The country's foreign exchange (forex) reserves are accumulated from investment flows and are not "ours" as there are liabilities against them. Hence, the forex kitty works as a buffer against exchange rate volatility and is not for deploying to fund projects, said analysts and experts.

There is plenty of cheap money available in the country and abroad to finance viable infrastructure (infra) projects since central banks the world over, including in India, have infused liquidity to battle recession and fuel demand, they added.

The issue has come into sharp focus once again after Union Road Transport and Highways Minister Nitin Gadkari on Wednesday made a pitch for using the Reserve Bank of India's (RBI's) rising forex reserves for infra development like road projects. The country needs low-cost finance for such infra projects, he said, addressing the Confederation of Indian Industry.

India's forex reserves rose $9.42 billion to a level of $620.57 billion in the week ended July 30. The accretion to reserves has been to the tune of $43.6 billion since the end of March, according to the latest RBI data.

In fact, last month in an interview to Business Standard, RBI Governor Shaktikanta Das had said “that the reserves are not our own money. It is not that we have built it up by way of trade surplus”.

“If we have the reserves, we also have the liabilities against them. Capital flows are a strong contributor to our reserves,” Das had said.

Flagging concerns on the use of forex reserves for funding, Madan Sabanavis, chief economist, CARE Ratings, said just as the RBI absorbs excess flow, it has obligations to meet system requirements when foreign investors take out money. "So this pool of hard currency resources has a charge on it and is not available for deploying for internal purposes (like giving money to finance projects)," he said.

Aditi Nayar, chief economist at ICRA Ratings, also expressed reservations on the use of policy normalisation (read central banks raising policy rates) across the world not being far away. "This has the potential to trigger taper tantrums.

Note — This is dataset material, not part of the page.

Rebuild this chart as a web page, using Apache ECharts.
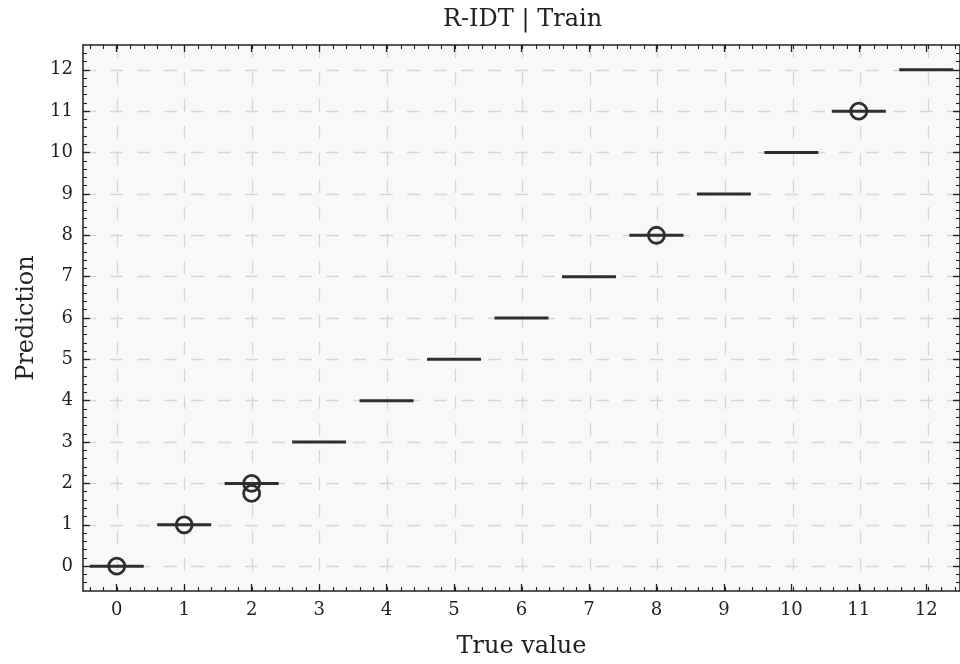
<!DOCTYPE html>
<html>
<head>
<meta charset="utf-8">
<script src="https://cdn.jsdelivr.net/npm/echarts@6/dist/echarts.min.js"></script>
<style>
  html, body { margin: 0; padding: 0; background: #ffffff; }
  #chart { width: 960px; height: 664px; }
</style>
</head>
<body>
<div id="chart"></div>
<script>
// Categories on the x axis (true class value)
const categories = ['0', '1', '2', '3', '4', '5', '6', '7', '8', '9', '10', '11', '12'];

// Box statistics per category (each box has collapsed onto its median)
const whiskerLow  = [0, 1, 2, 3, 4, 5, 6, 7, 8, 9, 10, 11, 12];
const quartile1   = [0, 1, 2, 3, 4, 5, 6, 7, 8, 9, 10, 11, 12];
const median      = [0, 1, 2, 3, 4, 5, 6, 7, 8, 9, 10, 11, 12];
const quartile3   = [0, 1, 2, 3, 4, 5, 6, 7, 8, 9, 10, 11, 12];
const whiskerHigh = [0, 1, 2, 3, 4, 5, 6, 7, 8, 9, 10, 11, 12];

// Outlier points: category index and predicted value
const outlierX = [0, 1, 2, 2, 8, 11];
const outlierY = [0, 1, 2, 1.76, 8, 11];

// Axis ranges
const xRange = [-0.5, 12.5];
const yRange = [-0.6, 12.6];
const yTickValues = [0, 12];

const FONT = 'DejaVu Serif';
const INK = '#222222';
const BOX_INK = '#2e2e2e';

// Plot frame geometry (pixels)
const L = 83, T = 45, W = 879, H = 546;
const ux = W / (xRange[1] - xRange[0]);
const uy = H / (yRange[1] - yRange[0]);

const boxData = categories.map((c, i) => [whiskerLow[i], quartile1[i], median[i], quartile3[i], whiskerHigh[i]]);
const outlierData = outlierX.map((x, i) => [x, outlierY[i]]);

const gridLineStyle = { color: '#d6d6d6', width: 1.3, type: [13, 14] };
const minorTick = { show: true, inside: true, length: 4, lineStyle: { color: INK, width: 1.1 } };
const majorTick = { show: true, inside: true, length: 7, lineStyle: { color: INK, width: 1.3 } };
const spine = { show: true, onZero: false, lineStyle: { color: INK, width: 1.5 } };

const chart = echarts.init(document.getElementById('chart'), null, { renderer: 'canvas' });

chart.setOption({
  animation: false,
  backgroundColor: '#ffffff',
  title: {
    text: 'R-IDT | Train',
    left: L + W / 2 - 5,
    top: 3,
    textAlign: 'center',
    textStyle: { fontFamily: FONT, fontSize: 24, fontWeight: 'normal', color: INK }
  },
  grid: [
    // 0: frame + series
    { left: L, top: T, width: W, height: H, show: true, backgroundColor: '#f8f8f8', borderWidth: 0 },
    // 1: integer y ticks, labels, horizontal grid lines
    { left: L, top: T + (yRange[1] - yTickValues[1]) * uy, width: W, height: (yTickValues[1] - yTickValues[0]) * uy, show: false },
    // 2: x minor ticks
    { left: L + 0.1 * ux, top: T, width: 12.8 * ux, height: H, show: false },
    // 3: y minor ticks
    { left: L, top: T + 0.2 * uy, width: W, height: 12.8 * uy, show: false },
    // 4: vertical grid lines at integers
    { left: L + 0.5 * ux, top: T, width: 12 * ux, height: H, show: false }
  ],
  xAxis: [
    {
      gridIndex: 0, type: 'category', data: categories, position: 'bottom', boundaryGap: true,
      axisLine: spine, axisTick: Object.assign({ alignWithLabel: true, interval: 0 }, majorTick),
      axisLabel: { interval: 0, fontFamily: FONT, fontSize: 18, color: INK, margin: 10 },
      splitLine: { show: false },
      name: 'True value', nameLocation: 'middle', nameGap: 44,
      nameTextStyle: { fontFamily: FONT, fontSize: 24, color: INK }
    },
    {
      gridIndex: 0, type: 'category', data: categories, position: 'top', boundaryGap: true,
      axisLine: spine, axisTick: Object.assign({ alignWithLabel: true, interval: 0 }, majorTick),
      axisLabel: { show: false }, splitLine: { show: false }
    },
    { gridIndex: 1, type: 'value', show: false, min: 0, max: 1 },
    {
      gridIndex: 2, type: 'value', min: -0.4, max: 12.4, interval: 0.2, position: 'bottom',
      axisLine: { show: false }, axisTick: minorTick, axisLabel: { show: false }, splitLine: { show: false }
    },
    {
      gridIndex: 2, type: 'value', min: -0.4, max: 12.4, interval: 0.2, position: 'top',
      axisLine: { show: false }, axisTick: minorTick, axisLabel: { show: false }, splitLine: { show: false }
    },
    { gridIndex: 3, type: 'value', show: false, min: 0, max: 1 },
    {
      gridIndex: 4, type: 'value', min: 0, max: 12, interval: 1, position: 'bottom',
      axisLine: { show: false }, axisTick: { show: false }, axisLabel: { show: false },
      splitLine: { show: true, lineStyle: gridLineStyle }
    }
  ],
  yAxis: [
    {
      gridIndex: 0, type: 'value', min: yRange[0], max: yRange[1], position: 'left',
      axisLine: spine, axisTick: { show: false }, axisLabel: { show: false }, splitLine: { show: false },
      name: 'Prediction', nameLocation: 'middle', nameGap: 44,
      nameTextStyle: { fontFamily: FONT, fontSize: 24, color: INK }
    },
    {
      gridIndex: 0, type: 'value', min: yRange[0], max: yRange[1], position: 'right',
      axisLine: spine, axisTick: { show: false }, axisLabel: { show: false }, splitLine: { show: false }
    },
    {
      gridIndex: 1, type: 'value', min: yTickValues[0], max: yTickValues[1], interval: 1, position: 'left',
      axisLine: { show: false }, axisTick: majorTick,
      axisLabel: { fontFamily: FONT, fontSize: 18, color: INK, margin: 10 },
      splitLine: { show: true, lineStyle: gridLineStyle }
    },
    {
      gridIndex: 1, type: 'value', min: yTickValues[0], max: yTickValues[1], interval: 1, position: 'right',
      axisLine: { show: false }, axisTick: majorTick, axisLabel: { show: false }, splitLine: { show: false }
    },
    { gridIndex: 2, type: 'value', show: false, min: 0, max: 1 },
    {
      gridIndex: 3, type: 'value', min: -0.4, max: 12.4, interval: 0.2, position: 'left',
      axisLine: { show: false }, axisTick: minorTick, axisLabel: { show: false }, splitLine: { show: false }
    },
    {
      gridIndex: 3, type: 'value', min: -0.4, max: 12.4, interval: 0.2, position: 'right',
      axisLine: { show: false }, axisTick: minorTick, axisLabel: { show: false }, splitLine: { show: false }
    },
    { gridIndex: 4, type: 'value', show: false, min: 0, max: 1 }
  ],
  series: [
    {
      type: 'boxplot',
      xAxisIndex: 0, yAxisIndex: 0,
      data: boxData,
      boxWidth: [54, 54],
      itemStyle: { color: 'rgba(0,0,0,0)', borderColor: BOX_INK, borderWidth: 3 },
      emphasis: { disabled: true },
      z: 3
    },
    {
      type: 'scatter',
      xAxisIndex: 0, yAxisIndex: 0,
      data: outlierData,
      symbol: 'circle',
      symbolSize: 16,
      itemStyle: { color: 'rgba(0,0,0,0)', borderColor: BOX_INK, borderWidth: 2.8, opacity: 1 },
      emphasis: { disabled: true },
      z: 4
    }
  ]
});
</script>
</body>
</html>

We need to consolidate on forex reserve levels as arsenal to avert any crisis down the line," she said.

Former RBI governor Raghuram Rajan, who headed the central bank in 2013, when India faced the brunt of taper tantrum, is also vocal in his opposition to other uses of the forex reserves.

"India needs forex reserves buffer to insulate itself from exchange rate volatility as we have 'no friends' for swap lines. Japan was the only country that helped during the taper tantrum in 2013," Rajan had said last month, at a seminar organised by the National Council of Applied Economic Research.

Referring to the huge liquidity available in the market, Sabanavis said the RBI has infused liquidity into the system through targeted long-term repo operation at cheap rates for lending. "Also, liquidity is not happening independent of dollars. The RBI has been buying them, leading to infusion of rupee funds into the system," he said.

Seconding Sabanavis' views, Ananth Narayan, associate professor, SP Jain Institute of Management and Research, said it hardly makes any sense for the RBI to give commercial loans to infra entities in India, when so much of cheap funds are available in the market. "Any infra entity does not need the RBI loan to initiate import of capital goods for the project," he added.